I have quoted so much on the movement for stabilization, because I thought it was worth while that you should know the high spots in this movement which now involves so many distinguished bankers and business men throughout the world.

NEED OF EDUCATION

Now as to this bill and the present hearings. You have heard already from many men who have anticipated what I would have said, especially ex-Senator Owen and Prof. W. I. King. Ex-Senator Owen omitted to mention that he had introduced into the original Glass bill, now the Federal reserve act, a stabilization clause which was afterwards stricken out. W. I. King, I hope you realize, is one of the leading statisticians and economists of the country. I only wish that those two speeches could have been heard over the radio by every business man and banker in the United States. If they could have been, there would be no doubt about the success of your efforts to get some constructive legislation adopted by Congress immediately. All we need is education. The thing that is needed the most is to have people read what has already been written on this subject.

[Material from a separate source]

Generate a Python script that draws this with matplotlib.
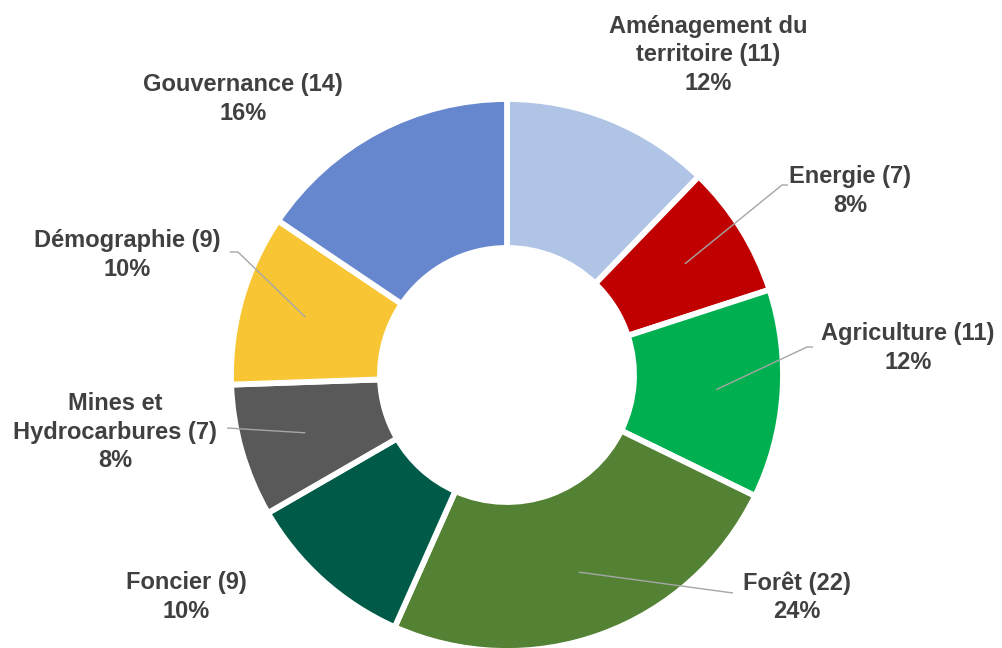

I was much impressed at one of the meetings of the Stable Money Association about a year ago to hear the president of one of the largest life insurance companies confess that only within some six weeks before that speech had he known anything about this subject and appreciated its overwhelming importance; and he waited humbly to confess that he ought to have known about it and that henceforth he would be one of the strongest supporters of the stable money movement-which he has been.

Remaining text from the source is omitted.